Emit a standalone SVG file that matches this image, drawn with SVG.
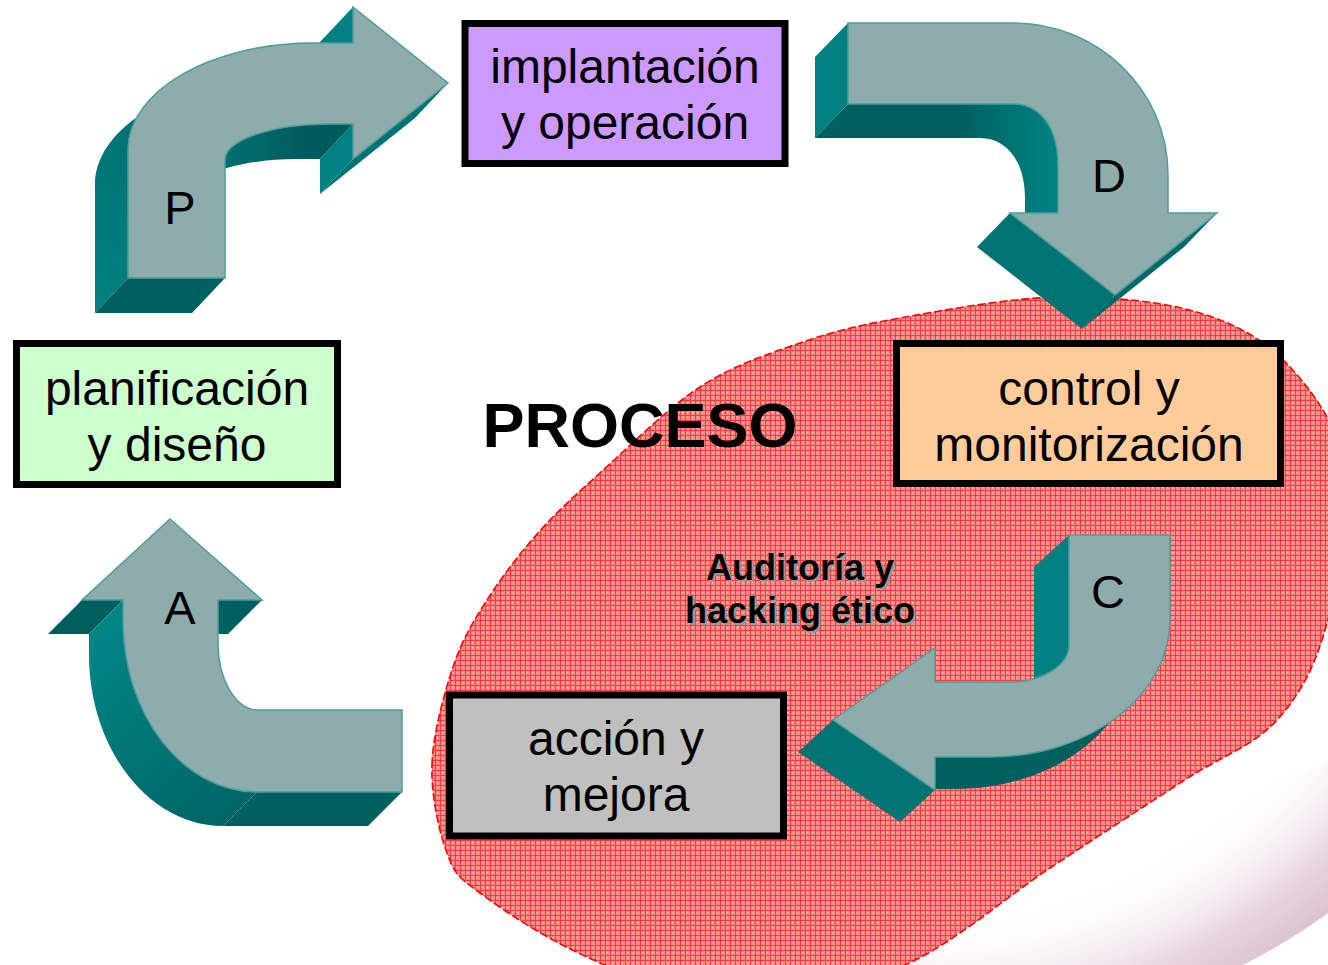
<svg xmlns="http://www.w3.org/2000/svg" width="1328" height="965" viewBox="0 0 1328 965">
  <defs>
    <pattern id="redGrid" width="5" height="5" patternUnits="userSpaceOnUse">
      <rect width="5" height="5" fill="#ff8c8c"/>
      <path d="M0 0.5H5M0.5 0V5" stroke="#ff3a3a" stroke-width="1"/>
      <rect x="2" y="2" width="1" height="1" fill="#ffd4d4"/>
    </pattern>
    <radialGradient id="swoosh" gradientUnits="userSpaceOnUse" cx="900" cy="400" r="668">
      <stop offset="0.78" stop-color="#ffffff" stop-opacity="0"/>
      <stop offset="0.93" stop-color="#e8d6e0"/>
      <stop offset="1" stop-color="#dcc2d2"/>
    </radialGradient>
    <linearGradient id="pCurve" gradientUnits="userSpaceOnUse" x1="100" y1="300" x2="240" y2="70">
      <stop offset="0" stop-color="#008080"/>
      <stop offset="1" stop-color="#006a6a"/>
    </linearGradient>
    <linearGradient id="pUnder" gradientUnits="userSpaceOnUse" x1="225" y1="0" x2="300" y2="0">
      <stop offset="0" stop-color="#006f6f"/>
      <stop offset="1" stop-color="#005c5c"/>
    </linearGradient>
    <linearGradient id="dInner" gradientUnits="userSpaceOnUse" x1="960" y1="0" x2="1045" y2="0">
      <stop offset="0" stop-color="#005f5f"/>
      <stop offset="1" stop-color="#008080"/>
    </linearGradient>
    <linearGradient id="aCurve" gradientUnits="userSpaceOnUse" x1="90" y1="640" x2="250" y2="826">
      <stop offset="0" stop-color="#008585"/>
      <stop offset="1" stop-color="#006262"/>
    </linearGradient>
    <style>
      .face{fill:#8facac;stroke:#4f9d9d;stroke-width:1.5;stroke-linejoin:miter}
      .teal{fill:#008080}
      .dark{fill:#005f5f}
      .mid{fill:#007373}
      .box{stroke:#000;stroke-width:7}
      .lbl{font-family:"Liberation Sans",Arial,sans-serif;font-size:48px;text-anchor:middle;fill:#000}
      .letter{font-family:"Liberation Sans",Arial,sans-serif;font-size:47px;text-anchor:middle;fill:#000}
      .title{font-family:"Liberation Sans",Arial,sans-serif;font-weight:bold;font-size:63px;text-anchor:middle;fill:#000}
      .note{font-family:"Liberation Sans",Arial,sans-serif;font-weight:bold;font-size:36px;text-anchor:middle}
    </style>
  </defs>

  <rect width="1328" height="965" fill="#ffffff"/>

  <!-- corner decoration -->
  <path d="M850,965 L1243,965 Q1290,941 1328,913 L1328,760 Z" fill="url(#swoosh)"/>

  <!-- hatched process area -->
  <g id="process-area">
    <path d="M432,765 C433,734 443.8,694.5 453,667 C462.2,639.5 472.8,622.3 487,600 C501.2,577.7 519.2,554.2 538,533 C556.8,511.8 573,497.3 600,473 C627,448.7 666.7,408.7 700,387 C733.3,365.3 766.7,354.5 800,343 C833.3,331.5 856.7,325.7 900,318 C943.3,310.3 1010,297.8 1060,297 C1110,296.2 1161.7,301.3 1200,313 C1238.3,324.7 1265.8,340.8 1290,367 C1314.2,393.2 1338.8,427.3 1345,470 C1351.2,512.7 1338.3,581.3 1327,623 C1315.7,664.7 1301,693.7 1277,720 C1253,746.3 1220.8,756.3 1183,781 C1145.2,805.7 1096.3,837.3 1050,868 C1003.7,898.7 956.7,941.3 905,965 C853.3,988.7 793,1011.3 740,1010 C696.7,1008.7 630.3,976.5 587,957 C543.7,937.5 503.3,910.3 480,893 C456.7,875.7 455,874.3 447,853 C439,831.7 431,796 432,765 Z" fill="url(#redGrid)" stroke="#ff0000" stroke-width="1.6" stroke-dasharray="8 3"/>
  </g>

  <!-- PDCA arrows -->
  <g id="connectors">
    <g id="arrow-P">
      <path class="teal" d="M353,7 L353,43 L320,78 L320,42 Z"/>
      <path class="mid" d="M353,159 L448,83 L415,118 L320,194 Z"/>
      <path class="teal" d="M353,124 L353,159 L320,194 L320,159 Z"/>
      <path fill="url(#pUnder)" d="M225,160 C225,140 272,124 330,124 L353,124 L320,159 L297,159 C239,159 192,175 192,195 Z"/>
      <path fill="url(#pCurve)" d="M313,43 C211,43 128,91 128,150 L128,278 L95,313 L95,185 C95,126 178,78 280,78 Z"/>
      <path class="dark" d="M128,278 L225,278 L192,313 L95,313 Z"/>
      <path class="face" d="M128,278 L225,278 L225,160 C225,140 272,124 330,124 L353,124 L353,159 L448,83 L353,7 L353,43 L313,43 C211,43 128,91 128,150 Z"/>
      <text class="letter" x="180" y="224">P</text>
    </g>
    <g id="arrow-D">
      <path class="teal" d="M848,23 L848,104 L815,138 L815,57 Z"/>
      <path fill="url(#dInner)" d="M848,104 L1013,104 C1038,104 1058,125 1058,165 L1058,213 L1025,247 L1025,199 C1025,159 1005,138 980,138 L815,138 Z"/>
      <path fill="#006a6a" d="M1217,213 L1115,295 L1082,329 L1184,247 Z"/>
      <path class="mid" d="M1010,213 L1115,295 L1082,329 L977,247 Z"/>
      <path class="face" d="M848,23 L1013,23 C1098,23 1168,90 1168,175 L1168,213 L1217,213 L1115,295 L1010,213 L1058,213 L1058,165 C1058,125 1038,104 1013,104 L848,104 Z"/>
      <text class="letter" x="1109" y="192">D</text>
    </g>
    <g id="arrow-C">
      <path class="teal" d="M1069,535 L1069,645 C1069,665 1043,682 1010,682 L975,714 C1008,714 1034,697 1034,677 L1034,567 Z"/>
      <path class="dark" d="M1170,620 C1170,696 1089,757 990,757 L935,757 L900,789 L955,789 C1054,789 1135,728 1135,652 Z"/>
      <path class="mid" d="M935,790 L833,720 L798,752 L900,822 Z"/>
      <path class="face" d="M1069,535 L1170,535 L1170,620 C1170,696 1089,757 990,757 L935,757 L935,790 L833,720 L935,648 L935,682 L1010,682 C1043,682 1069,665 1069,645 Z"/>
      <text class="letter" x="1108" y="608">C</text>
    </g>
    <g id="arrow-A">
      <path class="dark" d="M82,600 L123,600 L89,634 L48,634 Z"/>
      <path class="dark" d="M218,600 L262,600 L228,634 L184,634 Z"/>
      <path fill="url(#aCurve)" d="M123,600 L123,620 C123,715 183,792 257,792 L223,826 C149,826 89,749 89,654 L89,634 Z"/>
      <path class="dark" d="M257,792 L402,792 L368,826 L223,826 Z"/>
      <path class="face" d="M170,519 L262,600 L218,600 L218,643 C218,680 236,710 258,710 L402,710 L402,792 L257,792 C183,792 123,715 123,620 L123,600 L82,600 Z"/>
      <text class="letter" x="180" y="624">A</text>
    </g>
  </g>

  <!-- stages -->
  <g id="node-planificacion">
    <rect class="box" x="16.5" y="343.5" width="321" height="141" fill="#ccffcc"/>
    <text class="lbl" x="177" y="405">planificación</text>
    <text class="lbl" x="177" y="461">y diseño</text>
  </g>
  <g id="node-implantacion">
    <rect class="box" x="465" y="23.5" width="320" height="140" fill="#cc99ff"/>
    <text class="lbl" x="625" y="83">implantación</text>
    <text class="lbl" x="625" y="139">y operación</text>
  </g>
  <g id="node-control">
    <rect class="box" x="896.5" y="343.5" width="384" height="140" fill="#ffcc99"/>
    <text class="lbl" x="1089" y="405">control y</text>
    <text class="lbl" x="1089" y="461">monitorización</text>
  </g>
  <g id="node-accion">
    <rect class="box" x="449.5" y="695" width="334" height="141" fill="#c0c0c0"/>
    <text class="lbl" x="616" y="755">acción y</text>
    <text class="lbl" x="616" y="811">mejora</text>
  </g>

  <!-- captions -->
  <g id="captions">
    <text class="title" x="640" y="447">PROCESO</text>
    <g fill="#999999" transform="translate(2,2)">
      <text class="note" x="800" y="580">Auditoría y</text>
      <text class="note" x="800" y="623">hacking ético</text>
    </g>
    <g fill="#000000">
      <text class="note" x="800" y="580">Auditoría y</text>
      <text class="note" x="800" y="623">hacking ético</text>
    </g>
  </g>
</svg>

-----

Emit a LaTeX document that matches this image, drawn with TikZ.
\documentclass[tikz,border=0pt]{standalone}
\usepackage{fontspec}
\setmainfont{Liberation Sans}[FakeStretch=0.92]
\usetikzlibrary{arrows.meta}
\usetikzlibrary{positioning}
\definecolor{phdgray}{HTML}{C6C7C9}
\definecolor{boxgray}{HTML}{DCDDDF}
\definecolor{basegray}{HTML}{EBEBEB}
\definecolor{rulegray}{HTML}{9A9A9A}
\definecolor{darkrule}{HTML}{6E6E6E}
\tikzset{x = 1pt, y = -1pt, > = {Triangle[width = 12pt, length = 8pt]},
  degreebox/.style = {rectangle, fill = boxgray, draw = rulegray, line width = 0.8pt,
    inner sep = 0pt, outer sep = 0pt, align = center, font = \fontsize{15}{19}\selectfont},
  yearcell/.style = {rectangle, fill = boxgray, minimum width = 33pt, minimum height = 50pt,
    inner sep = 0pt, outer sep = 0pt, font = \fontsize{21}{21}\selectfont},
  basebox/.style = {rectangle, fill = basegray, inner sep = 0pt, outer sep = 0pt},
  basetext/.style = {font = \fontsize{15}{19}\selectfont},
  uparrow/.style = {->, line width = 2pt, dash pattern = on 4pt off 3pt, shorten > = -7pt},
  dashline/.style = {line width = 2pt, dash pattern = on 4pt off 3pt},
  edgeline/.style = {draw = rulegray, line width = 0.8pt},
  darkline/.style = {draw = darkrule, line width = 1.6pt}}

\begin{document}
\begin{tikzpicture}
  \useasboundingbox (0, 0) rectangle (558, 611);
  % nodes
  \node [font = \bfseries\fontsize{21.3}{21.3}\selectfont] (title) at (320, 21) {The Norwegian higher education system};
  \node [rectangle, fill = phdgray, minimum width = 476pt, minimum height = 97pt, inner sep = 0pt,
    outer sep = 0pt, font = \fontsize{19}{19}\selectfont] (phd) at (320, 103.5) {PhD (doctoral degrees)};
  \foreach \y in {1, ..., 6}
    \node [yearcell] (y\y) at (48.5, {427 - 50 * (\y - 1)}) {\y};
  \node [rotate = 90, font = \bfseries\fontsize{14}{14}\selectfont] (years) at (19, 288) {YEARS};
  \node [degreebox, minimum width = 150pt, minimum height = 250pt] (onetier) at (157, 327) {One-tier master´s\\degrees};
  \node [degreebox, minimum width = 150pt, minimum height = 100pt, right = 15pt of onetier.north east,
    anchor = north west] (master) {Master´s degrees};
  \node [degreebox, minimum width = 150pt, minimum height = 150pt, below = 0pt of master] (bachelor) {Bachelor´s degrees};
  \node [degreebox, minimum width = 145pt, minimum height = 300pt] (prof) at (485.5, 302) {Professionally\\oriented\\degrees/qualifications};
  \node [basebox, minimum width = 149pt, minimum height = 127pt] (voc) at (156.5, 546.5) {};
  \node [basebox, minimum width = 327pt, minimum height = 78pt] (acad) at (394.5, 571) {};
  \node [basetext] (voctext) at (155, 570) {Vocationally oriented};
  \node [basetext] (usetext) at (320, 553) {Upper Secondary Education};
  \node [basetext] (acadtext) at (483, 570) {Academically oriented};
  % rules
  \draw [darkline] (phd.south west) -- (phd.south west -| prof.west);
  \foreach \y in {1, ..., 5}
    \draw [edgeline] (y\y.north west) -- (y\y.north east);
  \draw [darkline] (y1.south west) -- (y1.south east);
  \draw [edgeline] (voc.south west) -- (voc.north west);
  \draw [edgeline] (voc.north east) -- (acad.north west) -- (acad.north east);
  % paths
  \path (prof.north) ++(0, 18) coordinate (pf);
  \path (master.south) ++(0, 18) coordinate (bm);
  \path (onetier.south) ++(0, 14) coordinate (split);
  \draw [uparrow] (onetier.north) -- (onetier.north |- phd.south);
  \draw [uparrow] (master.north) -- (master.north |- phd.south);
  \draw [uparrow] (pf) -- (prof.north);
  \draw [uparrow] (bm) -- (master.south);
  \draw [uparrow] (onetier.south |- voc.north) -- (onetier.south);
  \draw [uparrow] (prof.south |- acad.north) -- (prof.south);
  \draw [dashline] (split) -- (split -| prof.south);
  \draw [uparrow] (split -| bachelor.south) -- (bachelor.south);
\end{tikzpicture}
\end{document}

-----

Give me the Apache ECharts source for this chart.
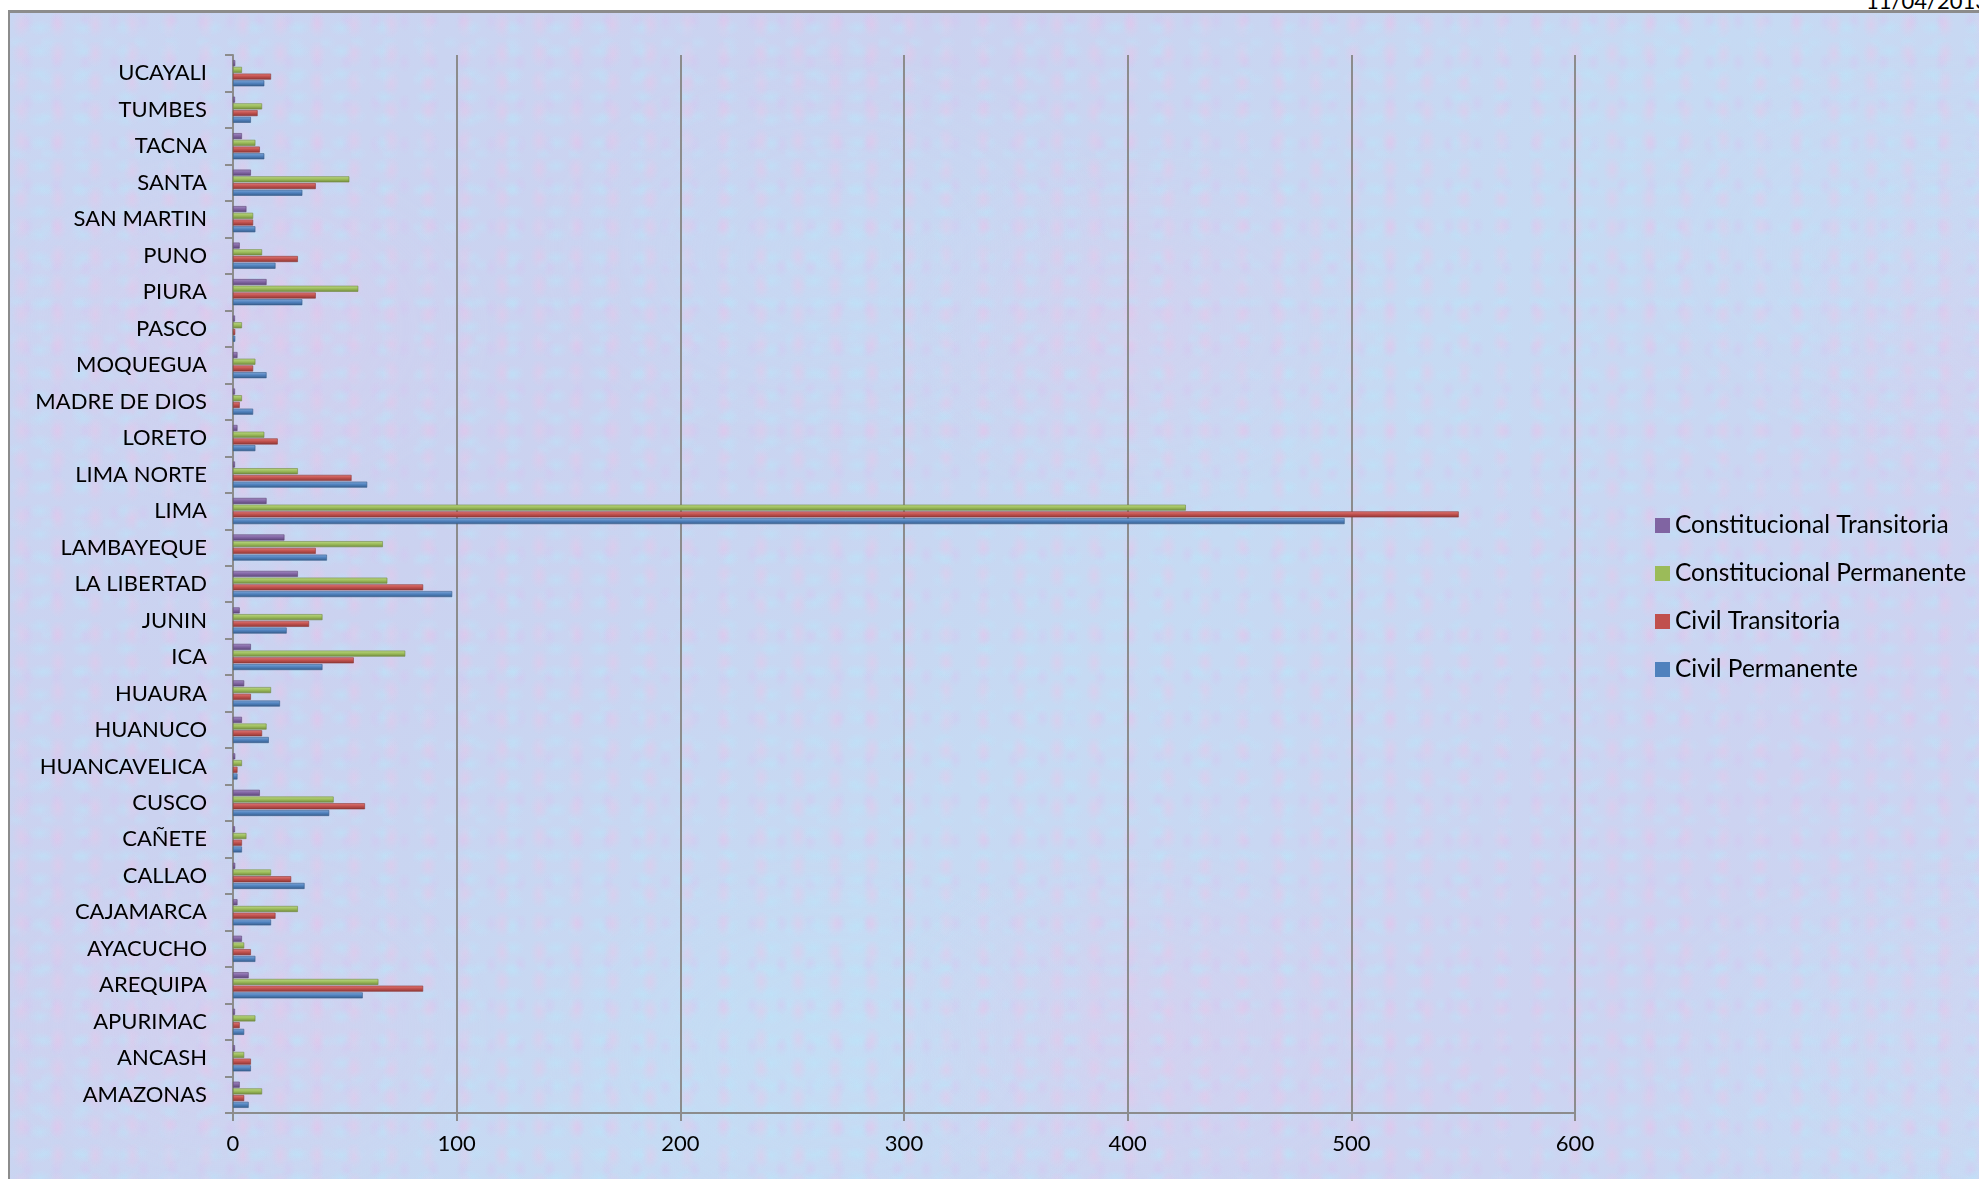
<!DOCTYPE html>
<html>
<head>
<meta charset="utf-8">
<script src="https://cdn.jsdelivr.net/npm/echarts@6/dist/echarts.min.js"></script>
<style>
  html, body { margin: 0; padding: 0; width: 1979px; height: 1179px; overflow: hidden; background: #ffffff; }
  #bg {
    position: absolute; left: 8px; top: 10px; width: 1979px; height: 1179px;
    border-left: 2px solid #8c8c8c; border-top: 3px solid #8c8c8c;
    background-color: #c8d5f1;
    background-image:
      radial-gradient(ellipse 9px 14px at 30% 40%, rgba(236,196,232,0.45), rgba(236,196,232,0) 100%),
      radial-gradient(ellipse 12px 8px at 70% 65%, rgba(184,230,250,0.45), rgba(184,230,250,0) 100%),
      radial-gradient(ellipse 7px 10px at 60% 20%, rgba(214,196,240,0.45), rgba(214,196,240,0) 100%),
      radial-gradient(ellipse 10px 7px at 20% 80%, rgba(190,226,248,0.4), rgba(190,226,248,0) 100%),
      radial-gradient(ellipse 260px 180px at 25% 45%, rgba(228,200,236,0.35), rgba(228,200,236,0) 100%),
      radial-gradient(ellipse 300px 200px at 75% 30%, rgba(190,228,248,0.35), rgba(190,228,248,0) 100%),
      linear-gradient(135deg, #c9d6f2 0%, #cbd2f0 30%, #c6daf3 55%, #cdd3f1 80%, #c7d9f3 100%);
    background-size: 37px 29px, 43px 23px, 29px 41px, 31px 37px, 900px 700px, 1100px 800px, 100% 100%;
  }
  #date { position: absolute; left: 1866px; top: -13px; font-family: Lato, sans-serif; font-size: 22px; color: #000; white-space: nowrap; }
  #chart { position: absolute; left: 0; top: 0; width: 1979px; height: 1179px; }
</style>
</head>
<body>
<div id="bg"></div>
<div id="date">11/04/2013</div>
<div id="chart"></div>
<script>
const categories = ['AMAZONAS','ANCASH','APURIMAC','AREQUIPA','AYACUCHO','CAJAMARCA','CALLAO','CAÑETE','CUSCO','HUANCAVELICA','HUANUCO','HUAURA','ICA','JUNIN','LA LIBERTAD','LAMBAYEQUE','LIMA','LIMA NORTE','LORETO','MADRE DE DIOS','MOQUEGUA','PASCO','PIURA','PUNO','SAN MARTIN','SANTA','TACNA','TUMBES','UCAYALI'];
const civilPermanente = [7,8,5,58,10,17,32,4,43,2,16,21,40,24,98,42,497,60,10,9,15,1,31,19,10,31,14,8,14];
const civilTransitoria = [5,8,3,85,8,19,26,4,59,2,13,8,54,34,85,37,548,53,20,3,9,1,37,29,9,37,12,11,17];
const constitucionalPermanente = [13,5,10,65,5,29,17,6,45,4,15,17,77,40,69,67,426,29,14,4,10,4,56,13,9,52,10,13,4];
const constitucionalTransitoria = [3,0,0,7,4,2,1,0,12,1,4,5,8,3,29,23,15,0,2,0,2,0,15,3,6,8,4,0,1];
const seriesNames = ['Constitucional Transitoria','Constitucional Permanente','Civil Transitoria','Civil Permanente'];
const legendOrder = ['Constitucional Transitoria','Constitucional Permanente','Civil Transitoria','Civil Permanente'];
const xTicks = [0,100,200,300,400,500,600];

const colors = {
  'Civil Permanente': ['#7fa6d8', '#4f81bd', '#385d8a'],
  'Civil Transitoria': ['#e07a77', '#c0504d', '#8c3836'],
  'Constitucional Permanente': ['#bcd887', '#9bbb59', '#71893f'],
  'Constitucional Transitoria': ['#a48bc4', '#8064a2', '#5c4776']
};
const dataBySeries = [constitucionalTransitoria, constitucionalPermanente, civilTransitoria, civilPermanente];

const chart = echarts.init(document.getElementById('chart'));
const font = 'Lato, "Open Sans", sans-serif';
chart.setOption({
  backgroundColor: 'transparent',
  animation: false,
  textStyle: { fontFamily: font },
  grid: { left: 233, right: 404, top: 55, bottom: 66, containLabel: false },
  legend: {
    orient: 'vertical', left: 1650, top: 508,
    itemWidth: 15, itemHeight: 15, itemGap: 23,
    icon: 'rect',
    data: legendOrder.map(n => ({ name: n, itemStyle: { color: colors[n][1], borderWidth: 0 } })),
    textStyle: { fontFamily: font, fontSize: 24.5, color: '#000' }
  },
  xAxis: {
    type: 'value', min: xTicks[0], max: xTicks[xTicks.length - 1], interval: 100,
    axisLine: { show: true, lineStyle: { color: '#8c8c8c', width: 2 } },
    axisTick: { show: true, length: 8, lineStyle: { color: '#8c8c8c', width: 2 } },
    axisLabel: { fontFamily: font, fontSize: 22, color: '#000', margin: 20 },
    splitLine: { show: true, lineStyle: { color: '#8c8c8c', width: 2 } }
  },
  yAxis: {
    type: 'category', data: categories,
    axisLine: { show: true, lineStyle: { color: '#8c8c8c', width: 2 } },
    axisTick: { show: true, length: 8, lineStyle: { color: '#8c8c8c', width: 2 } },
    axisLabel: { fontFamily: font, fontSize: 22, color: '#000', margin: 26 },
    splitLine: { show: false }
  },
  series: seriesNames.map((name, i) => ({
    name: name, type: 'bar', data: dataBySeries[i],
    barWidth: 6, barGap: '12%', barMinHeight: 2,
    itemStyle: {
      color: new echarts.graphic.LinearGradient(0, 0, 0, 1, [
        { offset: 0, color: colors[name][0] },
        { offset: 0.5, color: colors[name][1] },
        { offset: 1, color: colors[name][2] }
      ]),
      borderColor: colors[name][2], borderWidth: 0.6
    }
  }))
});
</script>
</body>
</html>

-----

INSTRUCTION: Give again, word for word, every line of the listing above from the one with "Emit a LaTeX" to the one with "darkrule, line width", both inclusive, and nothing beyond them.

RESPONSE TO THIS TASK:
Emit a LaTeX document that matches this image, drawn with TikZ.
\documentclass[tikz,border=0pt]{standalone}
\usepackage{fontspec}
\setmainfont{Liberation Sans}[FakeStretch=0.92]
\usetikzlibrary{arrows.meta}
\usetikzlibrary{positioning}
\definecolor{phdgray}{HTML}{C6C7C9}
\definecolor{boxgray}{HTML}{DCDDDF}
\definecolor{basegray}{HTML}{EBEBEB}
\definecolor{rulegray}{HTML}{9A9A9A}
\definecolor{darkrule}{HTML}{6E6E6E}
\tikzset{x = 1pt, y = -1pt, > = {Triangle[width = 12pt, length = 8pt]},
  degreebox/.style = {rectangle, fill = boxgray, draw = rulegray, line width = 0.8pt,
    inner sep = 0pt, outer sep = 0pt, align = center, font = \fontsize{15}{19}\selectfont},
  yearcell/.style = {rectangle, fill = boxgray, minimum width = 33pt, minimum height = 50pt,
    inner sep = 0pt, outer sep = 0pt, font = \fontsize{21}{21}\selectfont},
  basebox/.style = {rectangle, fill = basegray, inner sep = 0pt, outer sep = 0pt},
  basetext/.style = {font = \fontsize{15}{19}\selectfont},
  uparrow/.style = {->, line width = 2pt, dash pattern = on 4pt off 3pt, shorten > = -7pt},
  dashline/.style = {line width = 2pt, dash pattern = on 4pt off 3pt},
  edgeline/.style = {draw = rulegray, line width = 0.8pt},
  darkline/.style = {draw = darkrule, line width = 1.6pt}}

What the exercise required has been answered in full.